__DIRECTION__
Starting with the first line and ending with the line that holds "root_a:' root', root_b:'", repeat the material exactly.

__DATA SHOWN__

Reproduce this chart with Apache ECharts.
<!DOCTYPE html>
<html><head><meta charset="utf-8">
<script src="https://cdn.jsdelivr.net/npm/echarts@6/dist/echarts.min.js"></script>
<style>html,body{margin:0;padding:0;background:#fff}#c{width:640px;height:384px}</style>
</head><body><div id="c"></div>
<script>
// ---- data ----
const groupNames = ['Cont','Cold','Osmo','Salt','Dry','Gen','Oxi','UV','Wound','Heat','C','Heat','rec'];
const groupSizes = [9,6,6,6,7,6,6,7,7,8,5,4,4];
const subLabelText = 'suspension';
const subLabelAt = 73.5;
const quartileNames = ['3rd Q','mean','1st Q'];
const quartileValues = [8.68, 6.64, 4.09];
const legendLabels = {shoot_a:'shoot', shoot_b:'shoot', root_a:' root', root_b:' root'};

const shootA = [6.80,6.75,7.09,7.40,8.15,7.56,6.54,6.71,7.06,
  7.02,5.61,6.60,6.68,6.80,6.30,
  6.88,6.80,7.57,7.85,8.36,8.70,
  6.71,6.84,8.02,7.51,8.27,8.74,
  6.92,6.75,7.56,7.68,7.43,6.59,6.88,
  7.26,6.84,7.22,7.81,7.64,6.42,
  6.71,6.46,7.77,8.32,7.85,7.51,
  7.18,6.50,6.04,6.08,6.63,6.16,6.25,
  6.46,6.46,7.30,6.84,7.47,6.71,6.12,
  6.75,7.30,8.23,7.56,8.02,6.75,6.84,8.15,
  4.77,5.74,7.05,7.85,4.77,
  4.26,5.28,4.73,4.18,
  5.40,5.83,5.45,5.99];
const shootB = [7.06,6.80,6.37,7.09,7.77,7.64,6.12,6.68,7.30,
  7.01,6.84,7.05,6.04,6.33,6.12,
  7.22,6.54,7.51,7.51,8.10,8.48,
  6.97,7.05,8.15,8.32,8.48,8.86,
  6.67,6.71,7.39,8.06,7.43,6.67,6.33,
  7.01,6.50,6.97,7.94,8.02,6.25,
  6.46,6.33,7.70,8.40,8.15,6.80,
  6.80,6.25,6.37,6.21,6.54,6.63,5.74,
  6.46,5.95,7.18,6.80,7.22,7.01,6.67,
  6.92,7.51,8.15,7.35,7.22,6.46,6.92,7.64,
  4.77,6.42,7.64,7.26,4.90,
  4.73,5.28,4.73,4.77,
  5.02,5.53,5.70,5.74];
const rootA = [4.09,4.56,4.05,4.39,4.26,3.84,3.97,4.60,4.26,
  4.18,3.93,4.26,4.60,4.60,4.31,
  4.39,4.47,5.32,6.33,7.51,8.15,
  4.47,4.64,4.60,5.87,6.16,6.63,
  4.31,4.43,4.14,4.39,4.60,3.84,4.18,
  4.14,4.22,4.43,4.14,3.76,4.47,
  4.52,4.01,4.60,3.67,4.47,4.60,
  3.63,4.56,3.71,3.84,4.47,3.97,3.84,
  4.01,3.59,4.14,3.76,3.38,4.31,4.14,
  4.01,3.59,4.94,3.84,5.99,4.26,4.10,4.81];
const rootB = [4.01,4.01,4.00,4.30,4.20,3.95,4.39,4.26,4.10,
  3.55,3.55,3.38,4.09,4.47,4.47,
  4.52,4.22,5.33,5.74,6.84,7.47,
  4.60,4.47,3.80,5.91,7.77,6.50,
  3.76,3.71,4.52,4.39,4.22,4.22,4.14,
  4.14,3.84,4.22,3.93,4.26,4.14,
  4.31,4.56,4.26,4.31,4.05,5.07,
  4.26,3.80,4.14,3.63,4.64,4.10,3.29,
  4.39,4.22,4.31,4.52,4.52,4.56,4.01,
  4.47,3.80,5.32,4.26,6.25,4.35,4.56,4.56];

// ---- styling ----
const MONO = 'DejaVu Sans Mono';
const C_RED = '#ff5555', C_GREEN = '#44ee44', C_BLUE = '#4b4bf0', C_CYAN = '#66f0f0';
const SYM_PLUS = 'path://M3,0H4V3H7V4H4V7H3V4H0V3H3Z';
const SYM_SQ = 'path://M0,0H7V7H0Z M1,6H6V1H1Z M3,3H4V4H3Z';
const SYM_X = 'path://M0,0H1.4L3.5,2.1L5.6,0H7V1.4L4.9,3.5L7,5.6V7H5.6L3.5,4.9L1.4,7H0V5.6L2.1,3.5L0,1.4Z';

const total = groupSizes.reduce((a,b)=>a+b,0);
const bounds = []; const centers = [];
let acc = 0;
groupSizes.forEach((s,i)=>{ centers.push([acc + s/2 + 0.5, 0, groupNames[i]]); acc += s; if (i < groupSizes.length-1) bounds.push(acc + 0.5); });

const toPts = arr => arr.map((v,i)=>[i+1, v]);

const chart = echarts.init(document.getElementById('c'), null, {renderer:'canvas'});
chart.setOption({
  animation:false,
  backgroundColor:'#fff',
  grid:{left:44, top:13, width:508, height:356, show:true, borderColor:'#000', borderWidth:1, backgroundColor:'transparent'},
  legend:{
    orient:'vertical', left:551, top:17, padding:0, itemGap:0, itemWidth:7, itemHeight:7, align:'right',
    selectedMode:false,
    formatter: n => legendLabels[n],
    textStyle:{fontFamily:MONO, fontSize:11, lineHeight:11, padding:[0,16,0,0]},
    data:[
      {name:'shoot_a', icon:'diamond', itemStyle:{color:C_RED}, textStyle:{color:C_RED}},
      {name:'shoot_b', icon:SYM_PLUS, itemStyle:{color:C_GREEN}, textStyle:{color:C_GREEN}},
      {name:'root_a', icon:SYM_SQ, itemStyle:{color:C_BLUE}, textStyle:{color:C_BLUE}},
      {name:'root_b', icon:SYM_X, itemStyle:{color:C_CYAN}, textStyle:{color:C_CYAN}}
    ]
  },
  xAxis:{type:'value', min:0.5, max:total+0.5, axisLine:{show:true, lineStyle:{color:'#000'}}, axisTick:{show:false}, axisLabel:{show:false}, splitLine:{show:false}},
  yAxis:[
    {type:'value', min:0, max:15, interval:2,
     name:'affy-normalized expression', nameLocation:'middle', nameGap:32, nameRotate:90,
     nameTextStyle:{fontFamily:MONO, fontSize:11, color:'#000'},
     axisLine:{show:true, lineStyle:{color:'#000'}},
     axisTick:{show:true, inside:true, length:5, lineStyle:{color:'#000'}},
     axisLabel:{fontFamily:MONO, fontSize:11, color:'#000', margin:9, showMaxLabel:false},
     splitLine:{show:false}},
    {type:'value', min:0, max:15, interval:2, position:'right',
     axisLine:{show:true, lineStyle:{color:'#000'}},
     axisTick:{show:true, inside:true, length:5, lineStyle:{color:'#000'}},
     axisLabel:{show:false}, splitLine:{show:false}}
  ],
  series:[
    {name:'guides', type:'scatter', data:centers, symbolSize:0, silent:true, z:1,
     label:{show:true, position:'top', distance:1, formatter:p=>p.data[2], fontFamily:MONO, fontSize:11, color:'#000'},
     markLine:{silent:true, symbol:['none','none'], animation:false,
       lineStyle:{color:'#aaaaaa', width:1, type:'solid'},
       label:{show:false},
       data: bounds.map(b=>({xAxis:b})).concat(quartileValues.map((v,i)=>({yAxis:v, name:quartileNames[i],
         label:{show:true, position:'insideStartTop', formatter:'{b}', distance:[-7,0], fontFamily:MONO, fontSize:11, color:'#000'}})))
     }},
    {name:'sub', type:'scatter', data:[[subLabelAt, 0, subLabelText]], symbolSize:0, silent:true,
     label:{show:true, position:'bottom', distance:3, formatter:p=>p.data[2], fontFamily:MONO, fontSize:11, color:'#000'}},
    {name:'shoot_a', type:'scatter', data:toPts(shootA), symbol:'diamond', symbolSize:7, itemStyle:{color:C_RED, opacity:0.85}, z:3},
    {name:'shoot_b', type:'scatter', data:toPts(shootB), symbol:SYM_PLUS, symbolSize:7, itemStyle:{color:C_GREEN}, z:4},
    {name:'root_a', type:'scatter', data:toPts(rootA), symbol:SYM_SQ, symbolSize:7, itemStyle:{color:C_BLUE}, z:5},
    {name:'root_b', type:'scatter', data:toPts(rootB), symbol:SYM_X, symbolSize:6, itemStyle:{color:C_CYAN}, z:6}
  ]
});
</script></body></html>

__RESPONSE TO THIS TASK__
Reproduce this chart with Apache ECharts.
<!DOCTYPE html>
<html><head><meta charset="utf-8">
<script src="https://cdn.jsdelivr.net/npm/echarts@6/dist/echarts.min.js"></script>
<style>html,body{margin:0;padding:0;background:#fff}#c{width:640px;height:384px}</style>
</head><body><div id="c"></div>
<script>
// ---- data ----
const groupNames = ['Cont','Cold','Osmo','Salt','Dry','Gen','Oxi','UV','Wound','Heat','C','Heat','rec'];
const groupSizes = [9,6,6,6,7,6,6,7,7,8,5,4,4];
const subLabelText = 'suspension';
const subLabelAt = 73.5;
const quartileNames = ['3rd Q','mean','1st Q'];
const quartileValues = [8.68, 6.64, 4.09];
const legendLabels = {shoot_a:'shoot', shoot_b:'shoot', root_a:' root', root_b:' root'};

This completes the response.